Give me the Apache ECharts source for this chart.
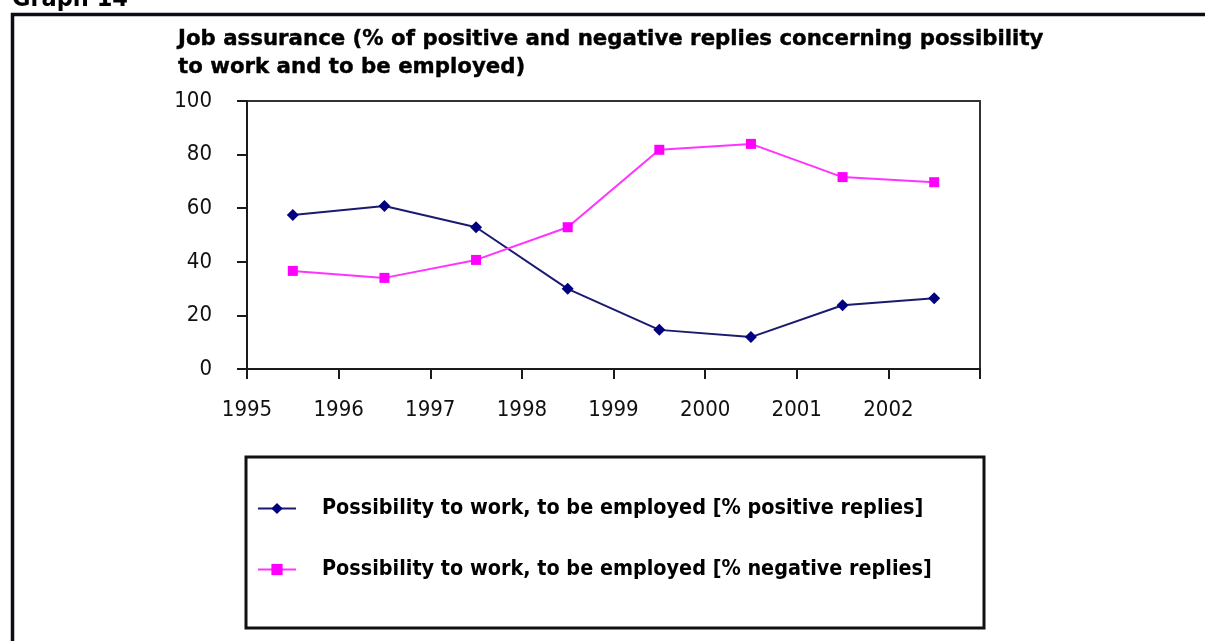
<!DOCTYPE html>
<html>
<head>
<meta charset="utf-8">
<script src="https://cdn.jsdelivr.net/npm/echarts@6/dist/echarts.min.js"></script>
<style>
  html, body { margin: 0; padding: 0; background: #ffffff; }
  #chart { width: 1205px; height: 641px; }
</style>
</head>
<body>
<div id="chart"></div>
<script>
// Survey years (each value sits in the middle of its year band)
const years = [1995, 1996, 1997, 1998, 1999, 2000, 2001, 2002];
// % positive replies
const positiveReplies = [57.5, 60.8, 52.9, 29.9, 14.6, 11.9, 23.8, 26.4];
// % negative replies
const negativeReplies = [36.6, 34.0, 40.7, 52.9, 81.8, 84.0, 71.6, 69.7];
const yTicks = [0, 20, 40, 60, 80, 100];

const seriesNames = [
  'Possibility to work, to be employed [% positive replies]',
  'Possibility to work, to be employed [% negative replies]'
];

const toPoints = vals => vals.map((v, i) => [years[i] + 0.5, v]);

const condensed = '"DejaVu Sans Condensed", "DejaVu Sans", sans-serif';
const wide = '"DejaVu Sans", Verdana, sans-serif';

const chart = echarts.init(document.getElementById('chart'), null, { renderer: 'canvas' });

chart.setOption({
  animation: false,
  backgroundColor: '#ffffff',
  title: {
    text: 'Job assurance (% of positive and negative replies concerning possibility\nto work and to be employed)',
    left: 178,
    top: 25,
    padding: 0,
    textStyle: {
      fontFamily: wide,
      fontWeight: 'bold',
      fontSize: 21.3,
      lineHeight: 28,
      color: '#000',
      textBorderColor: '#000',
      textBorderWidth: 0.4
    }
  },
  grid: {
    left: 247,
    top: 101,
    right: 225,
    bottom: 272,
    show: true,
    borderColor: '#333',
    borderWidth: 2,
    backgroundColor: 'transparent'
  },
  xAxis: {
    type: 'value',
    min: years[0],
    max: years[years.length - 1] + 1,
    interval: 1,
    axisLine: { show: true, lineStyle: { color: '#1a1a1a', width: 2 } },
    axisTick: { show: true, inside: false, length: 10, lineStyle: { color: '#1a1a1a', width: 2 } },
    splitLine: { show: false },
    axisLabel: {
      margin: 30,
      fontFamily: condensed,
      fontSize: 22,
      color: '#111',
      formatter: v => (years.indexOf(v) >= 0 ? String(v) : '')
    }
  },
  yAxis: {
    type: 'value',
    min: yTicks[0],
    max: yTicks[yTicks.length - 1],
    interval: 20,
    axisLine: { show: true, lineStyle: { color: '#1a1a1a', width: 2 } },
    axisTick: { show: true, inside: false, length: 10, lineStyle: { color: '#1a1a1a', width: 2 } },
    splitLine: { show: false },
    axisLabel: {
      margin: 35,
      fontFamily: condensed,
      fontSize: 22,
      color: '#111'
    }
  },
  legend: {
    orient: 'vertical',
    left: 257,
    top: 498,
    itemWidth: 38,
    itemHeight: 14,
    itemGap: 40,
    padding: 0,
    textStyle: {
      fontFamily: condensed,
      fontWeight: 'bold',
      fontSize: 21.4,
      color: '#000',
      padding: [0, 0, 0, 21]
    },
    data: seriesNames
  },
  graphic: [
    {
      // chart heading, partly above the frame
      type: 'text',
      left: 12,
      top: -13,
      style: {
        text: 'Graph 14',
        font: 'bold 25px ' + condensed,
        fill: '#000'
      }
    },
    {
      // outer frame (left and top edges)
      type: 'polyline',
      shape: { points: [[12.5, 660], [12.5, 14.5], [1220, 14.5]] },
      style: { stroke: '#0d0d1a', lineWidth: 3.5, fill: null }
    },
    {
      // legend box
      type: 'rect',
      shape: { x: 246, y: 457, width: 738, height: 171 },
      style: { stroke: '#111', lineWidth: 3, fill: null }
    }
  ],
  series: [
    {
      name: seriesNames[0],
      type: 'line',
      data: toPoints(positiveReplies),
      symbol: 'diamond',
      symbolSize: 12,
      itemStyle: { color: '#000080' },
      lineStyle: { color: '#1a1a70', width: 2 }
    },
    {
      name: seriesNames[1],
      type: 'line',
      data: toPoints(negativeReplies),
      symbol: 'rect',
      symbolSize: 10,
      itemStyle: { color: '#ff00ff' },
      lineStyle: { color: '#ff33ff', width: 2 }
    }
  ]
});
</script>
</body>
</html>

***

§ YOUR TASK: Quote everything in the listing above exactly; pictures are the only thing to omit.

§ SOLUTION FOR THIS PROBLEM:
Give me the Apache ECharts source for this chart.
<!DOCTYPE html>
<html>
<head>
<meta charset="utf-8">
<script src="https://cdn.jsdelivr.net/npm/echarts@6/dist/echarts.min.js"></script>
<style>
  html, body { margin: 0; padding: 0; background: #ffffff; }
  #chart { width: 1205px; height: 641px; }
</style>
</head>
<body>
<div id="chart"></div>
<script>
// Survey years (each value sits in the middle of its year band)
const years = [1995, 1996, 1997, 1998, 1999, 2000, 2001, 2002];
// % positive replies
const positiveReplies = [57.5, 60.8, 52.9, 29.9, 14.6, 11.9, 23.8, 26.4];
// % negative replies
const negativeReplies = [36.6, 34.0, 40.7, 52.9, 81.8, 84.0, 71.6, 69.7];
const yTicks = [0, 20, 40, 60, 80, 100];

const seriesNames = [
  'Possibility to work, to be employed [% positive replies]',
  'Possibility to work, to be employed [% negative replies]'
];

const toPoints = vals => vals.map((v, i) => [years[i] + 0.5, v]);

const condensed = '"DejaVu Sans Condensed", "DejaVu Sans", sans-serif';
const wide = '"DejaVu Sans", Verdana, sans-serif';

const chart = echarts.init(document.getElementById('chart'), null, { renderer: 'canvas' });

chart.setOption({
  animation: false,
  backgroundColor: '#ffffff',
  title: {
    text: 'Job assurance (% of positive and negative replies concerning possibility\nto work and to be employed)',
    left: 178,
    top: 25,
    padding: 0,
    textStyle: {
      fontFamily: wide,
      fontWeight: 'bold',
      fontSize: 21.3,
      lineHeight: 28,
      color: '#000',
      textBorderColor: '#000',
      textBorderWidth: 0.4
    }
  },
  grid: {
    left: 247,
    top: 101,
    right: 225,
    bottom: 272,
    show: true,
    borderColor: '#333',
    borderWidth: 2,
    backgroundColor: 'transparent'
  },
  xAxis: {
    type: 'value',
    min: years[0],
    max: years[years.length - 1] + 1,
    interval: 1,
    axisLine: { show: true, lineStyle: { color: '#1a1a1a', width: 2 } },
    axisTick: { show: true, inside: false, length: 10, lineStyle: { color: '#1a1a1a', width: 2 } },
    splitLine: { show: false },
    axisLabel: {
      margin: 30,
      fontFamily: condensed,
      fontSize: 22,
      color: '#111',
      formatter: v => (years.indexOf(v) >= 0 ? String(v) : '')
    }
  },
  yAxis: {
    type: 'value',
    min: yTicks[0],
    max: yTicks[yTicks.length - 1],
    interval: 20,
    axisLine: { show: true, lineStyle: { color: '#1a1a1a', width: 2 } },
    axisTick: { show: true, inside: false, length: 10, lineStyle: { color: '#1a1a1a', width: 2 } },
    splitLine: { show: false },
    axisLabel: {
      margin: 35,
      fontFamily: condensed,
      fontSize: 22,
      color: '#111'
    }
  },
  legend: {
    orient: 'vertical',
    left: 257,
    top: 498,
    itemWidth: 38,
    itemHeight: 14,
    itemGap: 40,
    padding: 0,
    textStyle: {
      fontFamily: condensed,
      fontWeight: 'bold',
      fontSize: 21.4,
      color: '#000',
      padding: [0, 0, 0, 21]
    },
    data: seriesNames
  },
  graphic: [
    {
      // chart heading, partly above the frame
      type: 'text',
      left: 12,
      top: -13,
      style: {
        text: 'Graph 14',
        font: 'bold 25px ' + condensed,
        fill: '#000'
      }
    },
    {
      // outer frame (left and top edges)
      type: 'polyline',
      shape: { points: [[12.5, 660], [12.5, 14.5], [1220, 14.5]] },
      style: { stroke: '#0d0d1a', lineWidth: 3.5, fill: null }
    },
    {
      // legend box
      type: 'rect',
      shape: { x: 246, y: 457, width: 738, height: 171 },
      style: { stroke: '#111', lineWidth: 3, fill: null }
    }
  ],
  series: [
    {
      name: seriesNames[0],
      type: 'line',
      data: toPoints(positiveReplies),
      symbol: 'diamond',
      symbolSize: 12,
      itemStyle: { color: '#000080' },
      lineStyle: { color: '#1a1a70', width: 2 }
    },
    {
      name: seriesNames[1],
      type: 'line',
      data: toPoints(negativeReplies),
      symbol: 'rect',
      symbolSize: 10,
      itemStyle: { color: '#ff00ff' },
      lineStyle: { color: '#ff33ff', width: 2 }
    }
  ]
});
</script>
</body>
</html>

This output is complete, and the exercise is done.